>> BEGIN RECORDS SHOWN

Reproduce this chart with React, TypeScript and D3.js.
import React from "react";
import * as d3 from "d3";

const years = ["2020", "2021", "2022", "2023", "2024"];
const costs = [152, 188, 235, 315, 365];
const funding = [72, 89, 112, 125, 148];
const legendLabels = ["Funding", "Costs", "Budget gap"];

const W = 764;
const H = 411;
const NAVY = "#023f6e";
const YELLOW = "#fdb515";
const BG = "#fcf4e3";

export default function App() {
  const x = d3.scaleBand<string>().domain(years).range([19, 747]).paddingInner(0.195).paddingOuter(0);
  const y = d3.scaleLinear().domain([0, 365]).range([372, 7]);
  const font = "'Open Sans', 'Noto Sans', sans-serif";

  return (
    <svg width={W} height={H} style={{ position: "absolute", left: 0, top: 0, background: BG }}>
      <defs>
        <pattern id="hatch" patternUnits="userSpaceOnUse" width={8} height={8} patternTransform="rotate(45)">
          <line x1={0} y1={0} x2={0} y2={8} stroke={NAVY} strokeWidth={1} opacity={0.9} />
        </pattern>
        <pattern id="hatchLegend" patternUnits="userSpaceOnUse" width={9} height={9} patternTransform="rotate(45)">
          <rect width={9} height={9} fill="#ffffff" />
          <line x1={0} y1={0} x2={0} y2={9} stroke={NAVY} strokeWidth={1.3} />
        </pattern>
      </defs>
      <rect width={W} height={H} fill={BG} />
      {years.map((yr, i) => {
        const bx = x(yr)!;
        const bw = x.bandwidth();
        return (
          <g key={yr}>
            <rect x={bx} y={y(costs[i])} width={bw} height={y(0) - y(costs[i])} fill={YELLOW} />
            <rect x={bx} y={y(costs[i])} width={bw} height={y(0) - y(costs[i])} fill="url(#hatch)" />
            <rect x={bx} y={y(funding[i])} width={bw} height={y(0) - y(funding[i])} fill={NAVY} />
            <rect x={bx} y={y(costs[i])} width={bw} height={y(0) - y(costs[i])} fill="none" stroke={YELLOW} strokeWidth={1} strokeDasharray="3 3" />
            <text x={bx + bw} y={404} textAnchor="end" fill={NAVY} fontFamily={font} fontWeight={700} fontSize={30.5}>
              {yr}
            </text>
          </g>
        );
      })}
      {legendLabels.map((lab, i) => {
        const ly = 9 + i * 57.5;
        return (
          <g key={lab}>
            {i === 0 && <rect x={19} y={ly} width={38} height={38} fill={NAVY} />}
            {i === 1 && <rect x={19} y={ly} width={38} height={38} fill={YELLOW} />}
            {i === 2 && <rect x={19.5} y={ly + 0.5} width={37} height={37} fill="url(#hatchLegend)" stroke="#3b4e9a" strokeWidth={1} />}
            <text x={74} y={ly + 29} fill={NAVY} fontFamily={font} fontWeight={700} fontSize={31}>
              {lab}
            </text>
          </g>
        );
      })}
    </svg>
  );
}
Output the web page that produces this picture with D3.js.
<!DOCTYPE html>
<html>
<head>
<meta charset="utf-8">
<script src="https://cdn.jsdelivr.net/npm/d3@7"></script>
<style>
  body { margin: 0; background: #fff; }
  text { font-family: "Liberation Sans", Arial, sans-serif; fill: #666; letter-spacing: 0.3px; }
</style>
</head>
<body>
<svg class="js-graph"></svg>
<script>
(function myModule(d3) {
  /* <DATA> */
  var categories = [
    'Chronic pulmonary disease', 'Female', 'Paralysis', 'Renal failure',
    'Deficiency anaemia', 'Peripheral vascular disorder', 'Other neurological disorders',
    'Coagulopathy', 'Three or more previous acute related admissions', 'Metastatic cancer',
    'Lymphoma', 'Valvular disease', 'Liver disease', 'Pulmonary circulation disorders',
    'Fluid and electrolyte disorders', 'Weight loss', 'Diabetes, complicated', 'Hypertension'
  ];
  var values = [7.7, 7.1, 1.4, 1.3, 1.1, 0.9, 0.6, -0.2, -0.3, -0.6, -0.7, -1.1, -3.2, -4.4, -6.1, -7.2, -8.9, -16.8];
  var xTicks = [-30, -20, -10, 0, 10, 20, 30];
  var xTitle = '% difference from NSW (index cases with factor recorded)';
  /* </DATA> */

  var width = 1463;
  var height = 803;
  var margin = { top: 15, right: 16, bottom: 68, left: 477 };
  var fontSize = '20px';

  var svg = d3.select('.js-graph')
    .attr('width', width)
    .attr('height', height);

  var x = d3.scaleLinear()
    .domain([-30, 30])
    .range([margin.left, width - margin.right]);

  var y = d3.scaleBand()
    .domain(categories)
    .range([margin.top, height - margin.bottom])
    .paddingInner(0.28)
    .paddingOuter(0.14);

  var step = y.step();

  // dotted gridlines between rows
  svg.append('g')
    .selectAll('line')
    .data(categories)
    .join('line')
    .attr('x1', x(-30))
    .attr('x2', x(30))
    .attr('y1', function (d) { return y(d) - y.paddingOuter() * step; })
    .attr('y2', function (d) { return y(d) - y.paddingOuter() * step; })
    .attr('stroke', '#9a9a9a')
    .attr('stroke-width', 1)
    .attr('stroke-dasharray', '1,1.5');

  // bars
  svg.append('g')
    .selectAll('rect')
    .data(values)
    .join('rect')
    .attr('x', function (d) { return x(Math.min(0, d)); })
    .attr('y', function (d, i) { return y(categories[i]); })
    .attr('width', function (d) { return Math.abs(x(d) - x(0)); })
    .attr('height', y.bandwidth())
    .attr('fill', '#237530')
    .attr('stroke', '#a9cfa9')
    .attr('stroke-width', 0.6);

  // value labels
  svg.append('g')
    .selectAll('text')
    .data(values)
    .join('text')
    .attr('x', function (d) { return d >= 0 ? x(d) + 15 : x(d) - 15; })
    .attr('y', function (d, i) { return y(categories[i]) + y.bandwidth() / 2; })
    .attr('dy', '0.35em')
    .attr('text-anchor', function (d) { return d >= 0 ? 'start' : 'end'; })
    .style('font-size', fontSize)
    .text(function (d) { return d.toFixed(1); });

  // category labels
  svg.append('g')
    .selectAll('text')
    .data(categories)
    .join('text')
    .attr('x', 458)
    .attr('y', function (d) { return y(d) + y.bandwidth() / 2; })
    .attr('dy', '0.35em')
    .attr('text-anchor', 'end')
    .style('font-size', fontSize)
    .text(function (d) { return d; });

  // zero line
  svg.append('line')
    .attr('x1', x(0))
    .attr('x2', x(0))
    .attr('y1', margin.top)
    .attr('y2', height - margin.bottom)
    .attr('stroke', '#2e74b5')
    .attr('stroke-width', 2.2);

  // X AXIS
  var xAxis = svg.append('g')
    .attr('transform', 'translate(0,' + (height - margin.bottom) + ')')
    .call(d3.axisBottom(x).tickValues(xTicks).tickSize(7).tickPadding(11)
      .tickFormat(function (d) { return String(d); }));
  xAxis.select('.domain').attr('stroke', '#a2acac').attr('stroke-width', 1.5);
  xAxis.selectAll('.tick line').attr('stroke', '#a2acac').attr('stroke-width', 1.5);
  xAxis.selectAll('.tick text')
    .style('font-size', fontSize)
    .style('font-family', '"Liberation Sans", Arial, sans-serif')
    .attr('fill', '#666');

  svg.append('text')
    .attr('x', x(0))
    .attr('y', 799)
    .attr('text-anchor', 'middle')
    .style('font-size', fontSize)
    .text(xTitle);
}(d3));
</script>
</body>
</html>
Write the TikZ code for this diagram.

>> END RECORDS SHOWN

▸ EXERCISE DETAILS: Every record shown above should be written out again exactly.

▸ COMPLETE ANSWER:
Reproduce this chart with React, TypeScript and D3.js.
import React from "react";
import * as d3 from "d3";

const years = ["2020", "2021", "2022", "2023", "2024"];
const costs = [152, 188, 235, 315, 365];
const funding = [72, 89, 112, 125, 148];
const legendLabels = ["Funding", "Costs", "Budget gap"];

const W = 764;
const H = 411;
const NAVY = "#023f6e";
const YELLOW = "#fdb515";
const BG = "#fcf4e3";

export default function App() {
  const x = d3.scaleBand<string>().domain(years).range([19, 747]).paddingInner(0.195).paddingOuter(0);
  const y = d3.scaleLinear().domain([0, 365]).range([372, 7]);
  const font = "'Open Sans', 'Noto Sans', sans-serif";

  return (
    <svg width={W} height={H} style={{ position: "absolute", left: 0, top: 0, background: BG }}>
      <defs>
        <pattern id="hatch" patternUnits="userSpaceOnUse" width={8} height={8} patternTransform="rotate(45)">
          <line x1={0} y1={0} x2={0} y2={8} stroke={NAVY} strokeWidth={1} opacity={0.9} />
        </pattern>
        <pattern id="hatchLegend" patternUnits="userSpaceOnUse" width={9} height={9} patternTransform="rotate(45)">
          <rect width={9} height={9} fill="#ffffff" />
          <line x1={0} y1={0} x2={0} y2={9} stroke={NAVY} strokeWidth={1.3} />
        </pattern>
      </defs>
      <rect width={W} height={H} fill={BG} />
      {years.map((yr, i) => {
        const bx = x(yr)!;
        const bw = x.bandwidth();
        return (
          <g key={yr}>
            <rect x={bx} y={y(costs[i])} width={bw} height={y(0) - y(costs[i])} fill={YELLOW} />
            <rect x={bx} y={y(costs[i])} width={bw} height={y(0) - y(costs[i])} fill="url(#hatch)" />
            <rect x={bx} y={y(funding[i])} width={bw} height={y(0) - y(funding[i])} fill={NAVY} />
            <rect x={bx} y={y(costs[i])} width={bw} height={y(0) - y(costs[i])} fill="none" stroke={YELLOW} strokeWidth={1} strokeDasharray="3 3" />
            <text x={bx + bw} y={404} textAnchor="end" fill={NAVY} fontFamily={font} fontWeight={700} fontSize={30.5}>
              {yr}
            </text>
          </g>
        );
      })}
      {legendLabels.map((lab, i) => {
        const ly = 9 + i * 57.5;
        return (
          <g key={lab}>
            {i === 0 && <rect x={19} y={ly} width={38} height={38} fill={NAVY} />}
            {i === 1 && <rect x={19} y={ly} width={38} height={38} fill={YELLOW} />}
            {i === 2 && <rect x={19.5} y={ly + 0.5} width={37} height={37} fill="url(#hatchLegend)" stroke="#3b4e9a" strokeWidth={1} />}
            <text x={74} y={ly + 29} fill={NAVY} fontFamily={font} fontWeight={700} fontSize={31}>
              {lab}
            </text>
          </g>
        );
      })}
    </svg>
  );
}
Output the web page that produces this picture with D3.js.
<!DOCTYPE html>
<html>
<head>
<meta charset="utf-8">
<script src="https://cdn.jsdelivr.net/npm/d3@7"></script>
<style>
  body { margin: 0; background: #fff; }
  text { font-family: "Liberation Sans", Arial, sans-serif; fill: #666; letter-spacing: 0.3px; }
</style>
</head>
<body>
<svg class="js-graph"></svg>
<script>
(function myModule(d3) {
  /* <DATA> */
  var categories = [
    'Chronic pulmonary disease', 'Female', 'Paralysis', 'Renal failure',
    'Deficiency anaemia', 'Peripheral vascular disorder', 'Other neurological disorders',
    'Coagulopathy', 'Three or more previous acute related admissions', 'Metastatic cancer',
    'Lymphoma', 'Valvular disease', 'Liver disease', 'Pulmonary circulation disorders',
    'Fluid and electrolyte disorders', 'Weight loss', 'Diabetes, complicated', 'Hypertension'
  ];
  var values = [7.7, 7.1, 1.4, 1.3, 1.1, 0.9, 0.6, -0.2, -0.3, -0.6, -0.7, -1.1, -3.2, -4.4, -6.1, -7.2, -8.9, -16.8];
  var xTicks = [-30, -20, -10, 0, 10, 20, 30];
  var xTitle = '% difference from NSW (index cases with factor recorded)';
  /* </DATA> */

  var width = 1463;
  var height = 803;
  var margin = { top: 15, right: 16, bottom: 68, left: 477 };
  var fontSize = '20px';

  var svg = d3.select('.js-graph')
    .attr('width', width)
    .attr('height', height);

  var x = d3.scaleLinear()
    .domain([-30, 30])
    .range([margin.left, width - margin.right]);

  var y = d3.scaleBand()
    .domain(categories)
    .range([margin.top, height - margin.bottom])
    .paddingInner(0.28)
    .paddingOuter(0.14);

  var step = y.step();

  // dotted gridlines between rows
  svg.append('g')
    .selectAll('line')
    .data(categories)
    .join('line')
    .attr('x1', x(-30))
    .attr('x2', x(30))
    .attr('y1', function (d) { return y(d) - y.paddingOuter() * step; })
    .attr('y2', function (d) { return y(d) - y.paddingOuter() * step; })
    .attr('stroke', '#9a9a9a')
    .attr('stroke-width', 1)
    .attr('stroke-dasharray', '1,1.5');

  // bars
  svg.append('g')
    .selectAll('rect')
    .data(values)
    .join('rect')
    .attr('x', function (d) { return x(Math.min(0, d)); })
    .attr('y', function (d, i) { return y(categories[i]); })
    .attr('width', function (d) { return Math.abs(x(d) - x(0)); })
    .attr('height', y.bandwidth())
    .attr('fill', '#237530')
    .attr('stroke', '#a9cfa9')
    .attr('stroke-width', 0.6);

  // value labels
  svg.append('g')
    .selectAll('text')
    .data(values)
    .join('text')
    .attr('x', function (d) { return d >= 0 ? x(d) + 15 : x(d) - 15; })
    .attr('y', function (d, i) { return y(categories[i]) + y.bandwidth() / 2; })
    .attr('dy', '0.35em')
    .attr('text-anchor', function (d) { return d >= 0 ? 'start' : 'end'; })
    .style('font-size', fontSize)
    .text(function (d) { return d.toFixed(1); });

  // category labels
  svg.append('g')
    .selectAll('text')
    .data(categories)
    .join('text')
    .attr('x', 458)
    .attr('y', function (d) { return y(d) + y.bandwidth() / 2; })
    .attr('dy', '0.35em')
    .attr('text-anchor', 'end')
    .style('font-size', fontSize)
    .text(function (d) { return d; });

  // zero line
  svg.append('line')
    .attr('x1', x(0))
    .attr('x2', x(0))
    .attr('y1', margin.top)
    .attr('y2', height - margin.bottom)
    .attr('stroke', '#2e74b5')
    .attr('stroke-width', 2.2);

  // X AXIS
  var xAxis = svg.append('g')
    .attr('transform', 'translate(0,' + (height - margin.bottom) + ')')
    .call(d3.axisBottom(x).tickValues(xTicks).tickSize(7).tickPadding(11)
      .tickFormat(function (d) { return String(d); }));
  xAxis.select('.domain').attr('stroke', '#a2acac').attr('stroke-width', 1.5);
  xAxis.selectAll('.tick line').attr('stroke', '#a2acac').attr('stroke-width', 1.5);
  xAxis.selectAll('.tick text')
    .style('font-size', fontSize)
    .style('font-family', '"Liberation Sans", Arial, sans-serif')
    .attr('fill', '#666');

  svg.append('text')
    .attr('x', x(0))
    .attr('y', 799)
    .attr('text-anchor', 'middle')
    .style('font-size', fontSize)
    .text(xTitle);
}(d3));
</script>
</body>
</html>
Write the TikZ code for this diagram.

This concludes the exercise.